Предпоследняя часть, «Lacrimosa», располагается между марширующим светопреставлением «Tuba mirum» (одна из частей латинского стихотворения «Dies irae», где говорится о волшебной трубе, зовущей всех живых и мертвых к престолу Судии) и заключительной частью – «Sanctus» («Свят»), где хроматические напластования струнных прорезаются двумя ослепительными трубами, внезапно вступающими из-за спин слушателей, как в мессах Бибера и другой барочной музыке. Заглавие части – начало строк
Lacrimosa dies illa,
Qua resurget ex favilla
Judicandus homo reus –
в подстрочном переводе «Плачевен тот день, когда восстанет из праха для суда грешник». Если в «Dies irae» инструментальная просодия – эффект бессловесной речи, возникающий в результате подмены пения игрой, – напоминала лающий крик с трибуны, то в «Lacrimosa» много звуковых образов рыдания: как и «Introitus», эта часть связана с Вайнером. Хенце однажды описал свою музыку как «отдельные точки музыкальных линий, которые накладываются друг на друга». Действительно, уйдя от пуантилизма, связанного с серийной техникой, он пришел к чему-то вроде густой хаотической полифонии: музыкальной ткани, где много линий наложены друг на друга и постоянно движутся как живое пятно, к поверхности которого выскакивает то одна, то другая.
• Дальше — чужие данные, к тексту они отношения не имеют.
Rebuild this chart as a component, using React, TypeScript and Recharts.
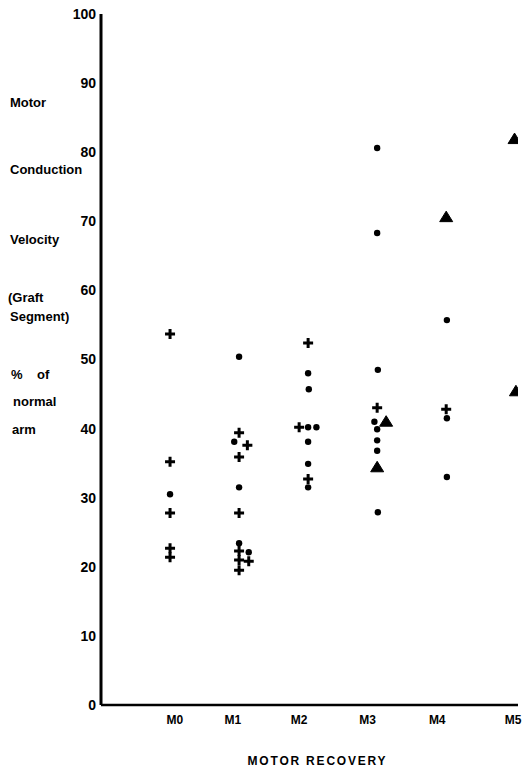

Начало «Lacrimosa» воспринимается как аллюзия на одноименную часть из Реквиема Моцарта, несмотря на то что в многочисленных комментариях к Реквиему Хенце нигде не упоминает об этом: восходящая фраза солирующей трубы проходит по мелодическим точкам, обрисовывающим каркас знаменитой мелодии Моцарта, и в том числе тонально напоминает моцартовскую «Lacrimosa», выстраиваясь вокруг ноты «ре». Музыку Хенце здесь нельзя назвать тональной, но в ней есть постоянный поиск возможности устойчивого центра, некий плавающий вес, то тут, то там на некоторое время создающий иллюзию тяготений между гармоническими зонами.
В этой части есть две цитаты: баховский хорал, а также знаменитый четырехнотный лейтмотив «Wir arme Leut» («Мы бедный люд»), принадлежащий заглавному герою оперы Альбана Берга «Воццек». Берг, второй из двух великих учеников Шёнберга, «настоящих музыкантов, а не большевистских недоучек», фигурирующих в письме 1922 г., был автором, нашедшим единственный в своем роде музыкальный язык, где сочетались серийность и мощный романтический импульс. «Воццек» (1917–1921) – одна из «несущих стен» немецкой оперной музыки, кровавая экспрессионистская драма поразительной силы, рассказывающая о «нищем духом», униженном маленьком человеке: австрийском солдате Воццеке, состоящем денщиком при туповатом Капитане. Ариозо, где Воццек произносит знаменитое «Мы бедный люд», звучит в самом начале оперы, в сцене, где он бреет своего хозяина и слушает его брань и наставления, вставляя изредка «Яволь, герр гауптман», а затем произнося эту ломкую, измученную фразу с полувопросительной интонацией. Вставленная в музыку Реквиема, эта цитата вполне может пройти незамеченной: ее абрис естественно растворяется во всхлипах «Lacrimosa»; но может и царапнуть ухо, как фраза на мертвом языке, случайно всплывающая в памяти и начинающая мешать: ты точно знаешь, что она что-то значит, но точный смысл ее от тебя ускользает. Таким образом, получается, что цитаты, которыми оперирует Хенце, работают как что-то среднее между старинной риторической фигурой и вагнеровским лейтмотивом.